Is it possible to do this in a simple and intuitive way, without using status machines? or is there any library can do this?

zchenah
  • 1,884
  • 15
  • 29
  • 2
    http://stackoverflow.com/questions/524548/regular-expression-to-detect-semi-colon-terminated-c-for-while-loops/524624#524624 This might help – Amit Nov 06 '12 at 18:10
  • nope, i fear that you cannot escape regular expressions with this kind of problem – EnricoGiampieri Nov 06 '12 at 18:10
  • @AmitMizrahi thank you very much, that is a good way.
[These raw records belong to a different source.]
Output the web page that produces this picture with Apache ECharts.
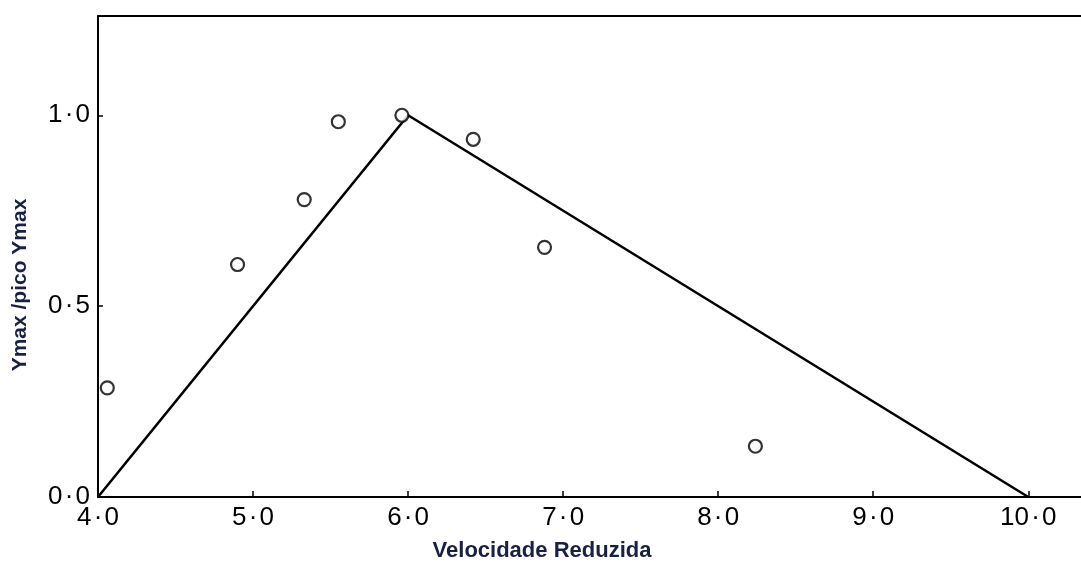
<!DOCTYPE html>
<html>
<head>
<meta charset="utf-8">
<title>Ymax /pico Ymax vs Velocidade Reduzida</title>
<script src="https://cdn.jsdelivr.net/npm/echarts@6/dist/echarts.min.js"></script>
<style>
  html, body { margin: 0; padding: 0; background: #ffffff; }
  #chart { width: 1081px; height: 563px; }
</style>
</head>
<body>
<div id="chart"></div>
<script>
// Measured response points (reduced velocity, normalised amplitude)
const pointX = [4.06, 4.90, 5.33, 5.55, 5.96, 6.42, 6.88, 8.24];
const pointY = [0.286, 0.609, 0.779, 0.983, 1.0, 0.937, 0.654, 0.133];

// Triangular envelope
const lineX = [4.0, 6.0, 10.0];
const lineY = [0.0, 1.0, 0.0];

// Axis ticks and labels
const xTickValues = [4, 5, 6, 7, 8, 9, 10];
const xTickLabels = ['4\u200A·\u200A0', '5\u200A·\u200A0', '6\u200A·\u200A0', '7\u200A·\u200A0', '8\u200A·\u200A0', '9\u200A·\u200A0', '10\u200A·\u200A0'];
const yTickValues = [0, 0.5, 1.0];
const yTickLabels = ['0\u200A·\u200A0', '0\u200A·\u200A5', '1\u200A·\u200A0'];

const xTitle = 'Velocidade Reduzida';
const yTitle = 'Ymax /pico Ymax';

const ink = '#000000';
const titleColor = '#18213f';
const labelFont = '"Liberation Sans", Arial, sans-serif';

const chart = echarts.init(document.getElementById('chart'), null, { renderer: 'canvas' });

const lineData = lineX.map((x, i) => [x, lineY[i]]);
const pointData = pointX.map((x, i) => [x, pointY[i]]);

chart.setOption({
  backgroundColor: '#ffffff',
  animation: false,
  grid: { left: 98, right: 0, top: 16, bottom: 66, containLabel: false },
  xAxis: [
    {
      type: 'value',
      min: 4,
      max: 10.34,
      interval: 1,
      splitLine: { show: false },
      axisLine: { show: true, onZero: false, lineStyle: { color: ink, width: 2 } },
      axisTick: {
        show: true, inside: true, length: 6,
        customValues: xTickValues.slice(1),
        lineStyle: { color: ink, width: 1.5 }
      },
      axisLabel: {
        customValues: xTickValues,
        formatter: v => xTickLabels[xTickValues.indexOf(Math.round(v))],
        color: ink, fontFamily: labelFont, fontSize: 26, margin: 8
      }
    },
    {
      type: 'value',
      position: 'top',
      min: 4,
      max: 10.34,
      splitLine: { show: false },
      axisLine: { show: true, onZero: false, lineStyle: { color: ink, width: 2 } },
      axisTick: { show: false },
      axisLabel: { show: false }
    }
  ],
  yAxis: {
    type: 'value',
    min: 0,
    max: 1.26,
    interval: 0.5,
    splitLine: { show: false },
    axisLine: { show: true, onZero: false, lineStyle: { color: ink, width: 2 } },
    axisTick: {
      show: true, inside: true, length: 5,
      customValues: [0.5, 1.0],
      lineStyle: { color: ink, width: 1.5 }
    },
    axisLabel: {
      customValues: yTickValues,
      formatter: v => yTickLabels[yTickValues.indexOf(Math.round(v * 2) / 2)],
      color: ink, fontFamily: labelFont, fontSize: 26, margin: 8,
      padding: [0, 0, 6, 0]
    }
  },
  graphic: [
    {
      type: 'text',
      x: 542, y: 551,
      style: {
        text: xTitle,
        font: 'bold 22px "Liberation Sans", Arial, sans-serif',
        fill: titleColor,
        textAlign: 'center',
        textVerticalAlign: 'middle'
      }
    },
    {
      type: 'text',
      x: 20, y: 285,
      rotation: Math.PI / 2,
      style: {
        text: yTitle,
        font: 'bold 21px "Liberation Sans", Arial, sans-serif',
        fill: titleColor,
        textAlign: 'center',
        textVerticalAlign: 'middle'
      }
    }
  ],
  series: [
    {
      type: 'line',
      xAxisIndex: 0,
      data: lineData,
      showSymbol: false,
      symbol: 'none',
      lineStyle: { color: ink, width: 2.6 },
      silent: true
    },
    {
      type: 'scatter',
      xAxisIndex: 0,
      data: pointData,
      symbol: 'circle',
      symbolSize: 13,
      itemStyle: { color: '#ffffff', borderColor: ink, borderWidth: 2.2 },
      z: 3
    }
  ]
});
</script>
</body>
</html>
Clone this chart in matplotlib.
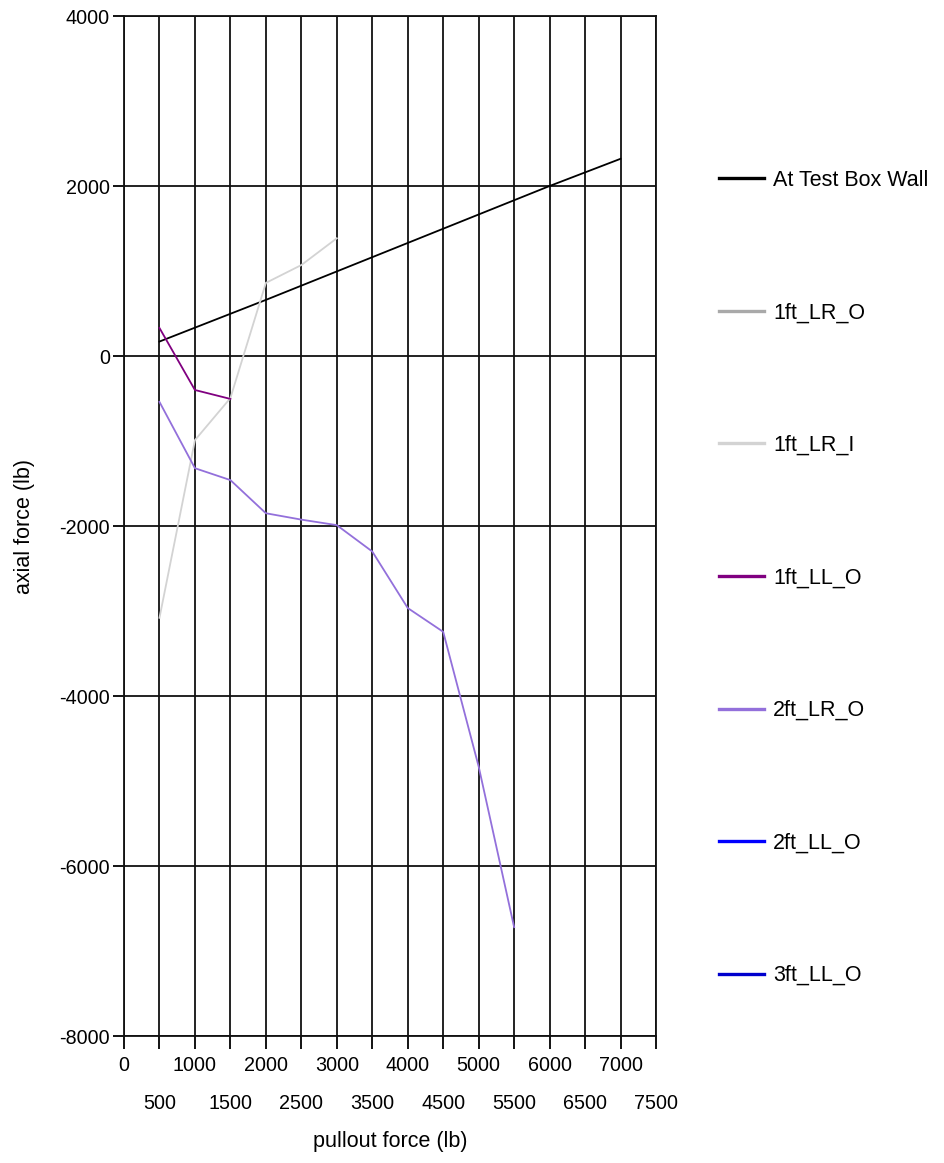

So the question should be changed to is there any lib to do this kind of things.. – zchenah Nov 06 '12 at 18:15
  • I've never used it, but you could probably do something like this with `pyparsing`. – mgilson Nov 06 '12 at 18:47

2 Answers2

1

by code you can achieve that by:

from collections import defaultdict

opens = defaultdict(int)

open_close_pair = []

s = '((abc)((123))())blabla'
openc, closec = '(', ')'

for c in range(0, len(s)):
    if s[c] == openc:
        # +1 in every entry
        for key, val in opens.items():
            opens[key] += 1
        opens[c] += 1

    elif s[c] == closec:
        # -1 in every entery
        for key, val in opens.items():
            opens[key] -= 1
    else:   
        pass

    for key, val in opens.items():
        if val == 0:
            # open the entry to the open close pairs
            open_close_pair.append( (key, c))
            # the bracket is close so can be removed from the counter
            del opens[key]

for x in open_close_pair:
    print " %s %s " % (s[x[0]], s[x[1]])
print open_close_pair 
print opens

The output is:

 ( ) 
 ( ) 
 ( ) 
 ( ) 
 ( ) 
[(1, 5), (7, 11), (6, 12), (13, 14), (0, 15)]
defaultdict(<type 'int'>, {})

The algorithm is:

  • keep an opens dict containing the position of open brackets.
  • When you find an open bracket, you add +1 on all the previous entries and than add a new entry for the current position
  • When you find a closing bracket, you decrease -1 on all the previous enteries
  • Just run through the opens and if any entry is 0 means that we have a pair.
andrefsp
  • 3,132
  • 1
  • 24
  • 29
1

You may try regex, pyparsing, but a naive option with linear time complexity is the following naive way

>>> s = "((abc)((123))())blabla"
>>> count = 0
>>> for i,e in enumerate(s):
    if e == '(':
        count += 1
    elif e == ')':
        count -= 1
    if not count:
        break


>>> s[:i + 1]
'((abc)((123))())'
>>> 
Abhijit
  • 55,716
  • 14
  • 105
  • 186